Australia Is Not One Property Market

As always, investors need to be aware that there are hundreds of property cycles within Australia, not one. Yes it’s possible for an economic melt down to occur that would effect every cycle but your judgement around the potential of this event ever occurring needs to be practical. A catastrophic economic event is possible but highly unlikely. If our focus was to protect ourselves from a potential upcoming ‘Armageddon’ no one would ever invest. 

A more practical risk management measure is to focus on markets that offer low supply of property and strong rising demand driven by above average population growth. At the core, these markets usually feature unfair advantages such as massive well funded infrastructure projects that are creating large volumes of short and long term jobs. They also offer affordable investment opportunities to investors with often cashflow positive holding costs and incredibly strong rental demand. When investors target the right areas the risk profile is completely different to purchasing in our most expensive cities offering less than half the rental yields. These properties can feel like you’re carrying the weight of the world if the economy changes for the worse.

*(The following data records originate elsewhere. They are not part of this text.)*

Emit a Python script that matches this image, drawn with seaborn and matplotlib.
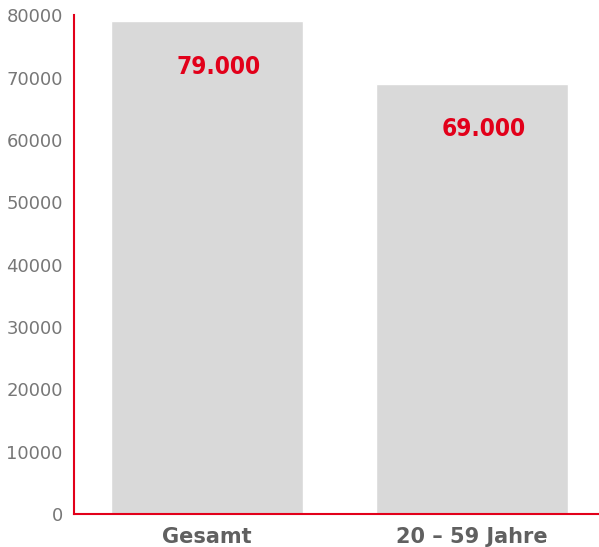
import matplotlib
matplotlib.use("Agg")
import matplotlib.pyplot as plt
import seaborn as sns
import pandas as pd

sns.set_theme(style="white")
plt.rcParams['font.family'] = ['DejaVu Sans']

# Daten
kategorien = ["Gesamt", "20 – 59 Jahre"]
werte = [79000, 69000]
beschriftungen = ["79.000", "69.000"]

rot = "#e2001a"
grau_text = "#777777"

data = pd.DataFrame({"Kategorie": kategorien, "Wert": werte})

fig = plt.figure(figsize=(5.99, 5.47), dpi=100)
ax = fig.add_axes([0.1235, 0.0603, 0.876, 0.912])

sns.barplot(data=data, x="Kategorie", y="Wert", color="#d9d9d9", width=0.725,
            saturation=1, ax=ax)

# Wertebeschriftung in den Balken
for i, (w, txt) in enumerate(zip(werte, beschriftungen)):
    ax.text(i + 0.045, w - 7300, txt, ha="center", va="center", color=rot,
            fontsize=17.5, fontweight="bold", fontstretch="condensed")

ax.set_xlim(-0.502, 1.48)
ax.set_ylim(0, 80000)
ax.set_yticks(range(0, 80001, 10000))
ax.set_xlabel("")
ax.set_ylabel("")

for s in ["top", "right"]:
    ax.spines[s].set_visible(False)
for s in ["left", "bottom"]:
    ax.spines[s].set_color(rot)
    ax.spines[s].set_linewidth(1.5)

ax.tick_params(axis="y", length=0, pad=8, labelsize=13, labelcolor=grau_text)
ax.tick_params(axis="x", length=0, pad=9, labelsize=15, labelcolor="#606060")
for lbl in ax.get_xticklabels():
    lbl.set_fontweight("bold")

fig.savefig("out.png", dpi=100)
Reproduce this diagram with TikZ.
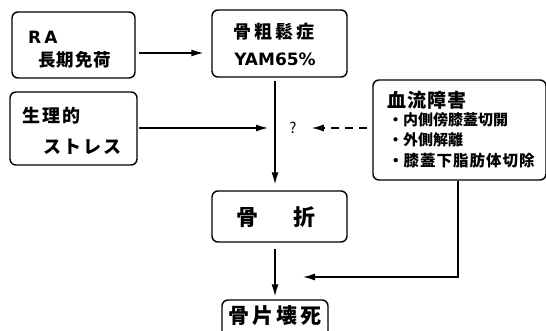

Investment Conditions Could Improve

Whilst nobody wants Australia to experience a serious economic downturn even this potential situation may be of benefit to investors. A downturn in our economy would trigger the need for the Reserve Bank to cut interest rates even further making some of our best performing markets an outstanding proposition for informed investors. High positive cash flow and even lower interest rates would help investors aggressively target the reduction of personal home loan or enjoy even more income in retirement. 

Over my 30 years of investing I've seen plenty of 'Doom & Gloom' economic periods that have provided most of the best buying opportunities I've experienced as an investor. The GFC provided an opportunity for me to secure 15 properties for myself personally in 15 months. Those properties have performed incredibly well with many since tripling in value. I've grown to realise that when our economy is most confident, opportunities are few and far between.  But when confidence is low the opportunities can be life changing for investors.